▶ [WHAT YOU SHOULD DO]:
The required output is a word-for-word copy of the lines from the line bearing "Generate a LaTeX" through the line bearing "(head_r) [headbox, minimum", inclusive, and no other lines.

▶ [INPUT]:
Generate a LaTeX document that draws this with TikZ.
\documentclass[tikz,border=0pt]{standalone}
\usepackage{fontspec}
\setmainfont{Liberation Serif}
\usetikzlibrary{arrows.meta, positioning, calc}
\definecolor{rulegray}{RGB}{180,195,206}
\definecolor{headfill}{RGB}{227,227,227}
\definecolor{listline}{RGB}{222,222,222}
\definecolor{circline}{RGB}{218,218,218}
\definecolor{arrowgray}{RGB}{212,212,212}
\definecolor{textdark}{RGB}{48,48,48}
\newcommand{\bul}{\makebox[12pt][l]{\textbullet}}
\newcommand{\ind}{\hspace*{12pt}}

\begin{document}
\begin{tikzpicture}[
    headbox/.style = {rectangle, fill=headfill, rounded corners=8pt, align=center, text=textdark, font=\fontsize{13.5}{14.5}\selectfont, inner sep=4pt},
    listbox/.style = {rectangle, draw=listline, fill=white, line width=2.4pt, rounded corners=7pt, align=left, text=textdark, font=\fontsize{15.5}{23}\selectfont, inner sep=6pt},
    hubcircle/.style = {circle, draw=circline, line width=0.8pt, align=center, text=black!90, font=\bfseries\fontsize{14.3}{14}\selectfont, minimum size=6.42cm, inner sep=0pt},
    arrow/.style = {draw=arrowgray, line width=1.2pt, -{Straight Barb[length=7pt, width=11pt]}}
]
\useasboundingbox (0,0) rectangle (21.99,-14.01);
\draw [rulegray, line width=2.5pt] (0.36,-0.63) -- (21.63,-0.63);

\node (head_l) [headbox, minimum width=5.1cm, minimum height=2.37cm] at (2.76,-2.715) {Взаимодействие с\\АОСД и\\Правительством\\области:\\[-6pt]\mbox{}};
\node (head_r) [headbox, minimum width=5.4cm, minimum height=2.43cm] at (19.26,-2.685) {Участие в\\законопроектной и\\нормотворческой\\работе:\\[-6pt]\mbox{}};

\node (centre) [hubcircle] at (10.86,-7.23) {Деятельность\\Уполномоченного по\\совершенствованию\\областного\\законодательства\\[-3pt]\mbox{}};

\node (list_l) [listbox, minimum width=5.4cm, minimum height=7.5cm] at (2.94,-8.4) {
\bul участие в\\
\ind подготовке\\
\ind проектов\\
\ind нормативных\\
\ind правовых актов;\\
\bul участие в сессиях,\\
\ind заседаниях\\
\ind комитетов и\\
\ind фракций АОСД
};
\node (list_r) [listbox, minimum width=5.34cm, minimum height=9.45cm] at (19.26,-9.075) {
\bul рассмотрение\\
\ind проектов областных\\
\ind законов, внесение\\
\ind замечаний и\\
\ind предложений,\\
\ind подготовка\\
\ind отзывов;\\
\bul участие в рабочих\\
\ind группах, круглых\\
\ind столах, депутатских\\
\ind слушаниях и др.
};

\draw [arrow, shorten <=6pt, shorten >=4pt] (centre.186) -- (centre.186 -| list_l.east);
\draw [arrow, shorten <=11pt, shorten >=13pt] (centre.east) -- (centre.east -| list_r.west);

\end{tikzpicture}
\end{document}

==

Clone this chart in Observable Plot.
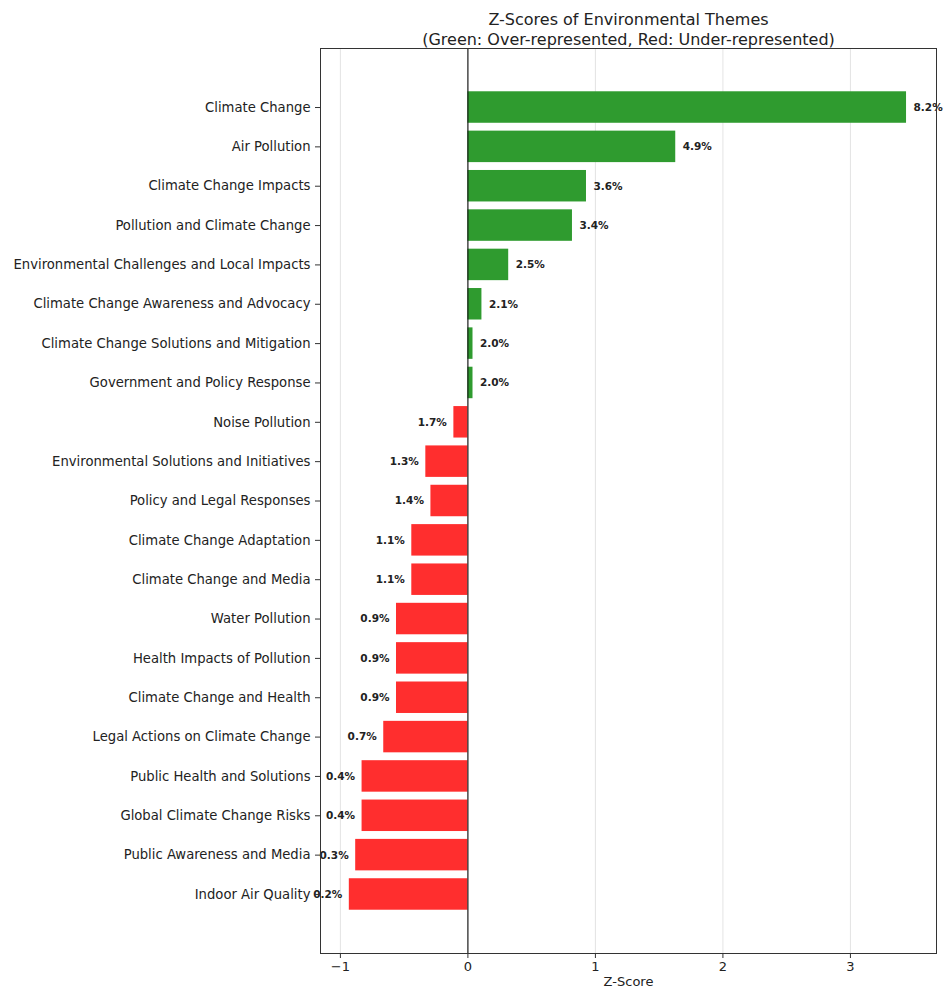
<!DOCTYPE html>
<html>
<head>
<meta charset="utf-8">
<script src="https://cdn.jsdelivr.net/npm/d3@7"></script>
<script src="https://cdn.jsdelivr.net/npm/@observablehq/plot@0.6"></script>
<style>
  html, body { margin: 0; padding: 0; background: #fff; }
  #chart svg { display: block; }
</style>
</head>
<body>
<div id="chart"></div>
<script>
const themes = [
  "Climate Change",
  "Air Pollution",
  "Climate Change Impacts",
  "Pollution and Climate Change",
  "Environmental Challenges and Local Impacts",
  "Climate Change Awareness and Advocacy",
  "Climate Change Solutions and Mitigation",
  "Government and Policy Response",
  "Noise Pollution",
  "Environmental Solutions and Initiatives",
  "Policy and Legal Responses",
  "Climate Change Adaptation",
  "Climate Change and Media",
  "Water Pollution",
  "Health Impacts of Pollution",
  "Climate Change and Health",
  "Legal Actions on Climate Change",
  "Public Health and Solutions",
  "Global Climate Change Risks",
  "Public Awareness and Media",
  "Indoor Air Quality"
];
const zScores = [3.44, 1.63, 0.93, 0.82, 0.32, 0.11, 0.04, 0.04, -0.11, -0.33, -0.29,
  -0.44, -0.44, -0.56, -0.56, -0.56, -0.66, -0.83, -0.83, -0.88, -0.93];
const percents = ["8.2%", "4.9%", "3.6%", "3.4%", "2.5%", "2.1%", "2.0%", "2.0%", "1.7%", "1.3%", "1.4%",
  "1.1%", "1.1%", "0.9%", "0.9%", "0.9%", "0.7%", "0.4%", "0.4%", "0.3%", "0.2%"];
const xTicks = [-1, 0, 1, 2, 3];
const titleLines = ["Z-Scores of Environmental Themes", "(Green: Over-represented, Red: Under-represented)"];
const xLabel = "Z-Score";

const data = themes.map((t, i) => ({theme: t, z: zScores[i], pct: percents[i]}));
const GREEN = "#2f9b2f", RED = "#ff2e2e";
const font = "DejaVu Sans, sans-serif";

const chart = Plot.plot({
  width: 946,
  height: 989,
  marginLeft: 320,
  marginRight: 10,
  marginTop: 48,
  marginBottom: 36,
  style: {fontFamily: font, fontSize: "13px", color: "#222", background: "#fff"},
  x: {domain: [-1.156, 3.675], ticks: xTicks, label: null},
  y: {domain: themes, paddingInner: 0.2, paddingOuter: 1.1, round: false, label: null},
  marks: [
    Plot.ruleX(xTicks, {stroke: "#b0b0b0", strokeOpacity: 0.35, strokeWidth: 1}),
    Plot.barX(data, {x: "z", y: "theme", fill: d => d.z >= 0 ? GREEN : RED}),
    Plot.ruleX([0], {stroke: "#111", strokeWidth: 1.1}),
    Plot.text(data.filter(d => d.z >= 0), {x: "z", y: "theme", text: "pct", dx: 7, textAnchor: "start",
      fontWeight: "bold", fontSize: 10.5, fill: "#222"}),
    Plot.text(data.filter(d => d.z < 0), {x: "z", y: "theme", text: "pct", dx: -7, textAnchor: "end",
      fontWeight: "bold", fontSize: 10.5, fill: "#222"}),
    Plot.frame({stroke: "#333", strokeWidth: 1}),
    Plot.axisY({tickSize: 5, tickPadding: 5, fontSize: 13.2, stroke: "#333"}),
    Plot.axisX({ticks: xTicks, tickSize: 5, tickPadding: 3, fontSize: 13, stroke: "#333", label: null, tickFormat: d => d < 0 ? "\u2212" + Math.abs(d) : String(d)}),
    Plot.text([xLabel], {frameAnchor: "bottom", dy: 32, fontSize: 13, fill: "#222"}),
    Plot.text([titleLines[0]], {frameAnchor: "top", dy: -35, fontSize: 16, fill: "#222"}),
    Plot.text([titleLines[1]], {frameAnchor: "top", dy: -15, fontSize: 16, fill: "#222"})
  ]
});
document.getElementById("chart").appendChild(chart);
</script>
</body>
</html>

==

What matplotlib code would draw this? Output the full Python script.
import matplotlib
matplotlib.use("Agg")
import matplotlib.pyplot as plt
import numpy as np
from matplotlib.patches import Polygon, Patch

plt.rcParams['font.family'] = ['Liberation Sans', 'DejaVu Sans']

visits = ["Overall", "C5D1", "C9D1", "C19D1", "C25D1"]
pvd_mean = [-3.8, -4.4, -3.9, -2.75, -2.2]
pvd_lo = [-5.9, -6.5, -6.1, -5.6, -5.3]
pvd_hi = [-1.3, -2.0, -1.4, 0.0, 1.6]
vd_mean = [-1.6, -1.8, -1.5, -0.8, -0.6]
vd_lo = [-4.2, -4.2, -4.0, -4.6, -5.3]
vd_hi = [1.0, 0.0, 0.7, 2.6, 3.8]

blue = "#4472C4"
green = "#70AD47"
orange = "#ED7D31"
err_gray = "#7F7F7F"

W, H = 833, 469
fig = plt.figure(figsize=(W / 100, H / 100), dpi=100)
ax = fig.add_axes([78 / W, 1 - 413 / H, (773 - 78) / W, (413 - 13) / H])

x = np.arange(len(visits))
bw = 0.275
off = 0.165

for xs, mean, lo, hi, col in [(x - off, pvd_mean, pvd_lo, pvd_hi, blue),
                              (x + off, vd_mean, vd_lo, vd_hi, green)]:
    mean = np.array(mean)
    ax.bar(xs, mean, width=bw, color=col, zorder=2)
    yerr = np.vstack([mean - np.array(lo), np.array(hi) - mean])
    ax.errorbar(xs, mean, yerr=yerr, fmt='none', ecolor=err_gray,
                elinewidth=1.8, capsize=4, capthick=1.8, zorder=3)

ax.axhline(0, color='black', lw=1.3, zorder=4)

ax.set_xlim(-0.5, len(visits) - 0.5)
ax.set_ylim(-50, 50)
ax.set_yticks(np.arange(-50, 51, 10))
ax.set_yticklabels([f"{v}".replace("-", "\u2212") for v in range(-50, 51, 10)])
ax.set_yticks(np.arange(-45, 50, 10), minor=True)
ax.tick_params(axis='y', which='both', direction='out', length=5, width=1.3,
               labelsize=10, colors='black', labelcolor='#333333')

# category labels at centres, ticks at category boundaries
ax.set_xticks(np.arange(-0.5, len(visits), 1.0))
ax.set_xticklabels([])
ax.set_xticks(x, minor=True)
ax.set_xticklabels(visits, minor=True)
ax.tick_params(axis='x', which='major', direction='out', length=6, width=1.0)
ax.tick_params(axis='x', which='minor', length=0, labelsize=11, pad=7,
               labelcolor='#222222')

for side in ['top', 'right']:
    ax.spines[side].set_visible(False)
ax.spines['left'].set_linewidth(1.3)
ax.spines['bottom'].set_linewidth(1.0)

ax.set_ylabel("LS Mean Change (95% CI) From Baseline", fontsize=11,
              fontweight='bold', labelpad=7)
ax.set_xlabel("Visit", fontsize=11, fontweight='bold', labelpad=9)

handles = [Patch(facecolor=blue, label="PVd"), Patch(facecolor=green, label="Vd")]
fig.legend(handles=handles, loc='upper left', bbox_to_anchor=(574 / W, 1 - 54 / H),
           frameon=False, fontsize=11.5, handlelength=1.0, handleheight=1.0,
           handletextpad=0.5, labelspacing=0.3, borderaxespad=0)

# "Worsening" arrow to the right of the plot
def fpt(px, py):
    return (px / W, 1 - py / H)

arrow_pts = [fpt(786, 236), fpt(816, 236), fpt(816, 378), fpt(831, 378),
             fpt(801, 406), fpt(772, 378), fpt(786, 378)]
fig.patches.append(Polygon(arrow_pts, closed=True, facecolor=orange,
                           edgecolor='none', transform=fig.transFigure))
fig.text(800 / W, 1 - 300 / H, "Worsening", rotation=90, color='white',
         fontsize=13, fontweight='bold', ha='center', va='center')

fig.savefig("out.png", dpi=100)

▶ [RESPONSE TO THE EXERCISE]:
Generate a LaTeX document that draws this with TikZ.
\documentclass[tikz,border=0pt]{standalone}
\usepackage{fontspec}
\setmainfont{Liberation Serif}
\usetikzlibrary{arrows.meta, positioning, calc}
\definecolor{rulegray}{RGB}{180,195,206}
\definecolor{headfill}{RGB}{227,227,227}
\definecolor{listline}{RGB}{222,222,222}
\definecolor{circline}{RGB}{218,218,218}
\definecolor{arrowgray}{RGB}{212,212,212}
\definecolor{textdark}{RGB}{48,48,48}
\newcommand{\bul}{\makebox[12pt][l]{\textbullet}}
\newcommand{\ind}{\hspace*{12pt}}

\begin{document}
\begin{tikzpicture}[
    headbox/.style = {rectangle, fill=headfill, rounded corners=8pt, align=center, text=textdark, font=\fontsize{13.5}{14.5}\selectfont, inner sep=4pt},
    listbox/.style = {rectangle, draw=listline, fill=white, line width=2.4pt, rounded corners=7pt, align=left, text=textdark, font=\fontsize{15.5}{23}\selectfont, inner sep=6pt},
    hubcircle/.style = {circle, draw=circline, line width=0.8pt, align=center, text=black!90, font=\bfseries\fontsize{14.3}{14}\selectfont, minimum size=6.42cm, inner sep=0pt},
    arrow/.style = {draw=arrowgray, line width=1.2pt, -{Straight Barb[length=7pt, width=11pt]}}
]
\useasboundingbox (0,0) rectangle (21.99,-14.01);
\draw [rulegray, line width=2.5pt] (0.36,-0.63) -- (21.63,-0.63);

\node (head_l) [headbox, minimum width=5.1cm, minimum height=2.37cm] at (2.76,-2.715) {Взаимодействие с\\АОСД и\\Правительством\\области:\\[-6pt]\mbox{}};
\node (head_r) [headbox, minimum width=5.4cm, minimum height=2.43cm] at (19.26,-2.685) {Участие в\\законопроектной и\\нормотворческой\\работе:\\[-6pt]\mbox{}};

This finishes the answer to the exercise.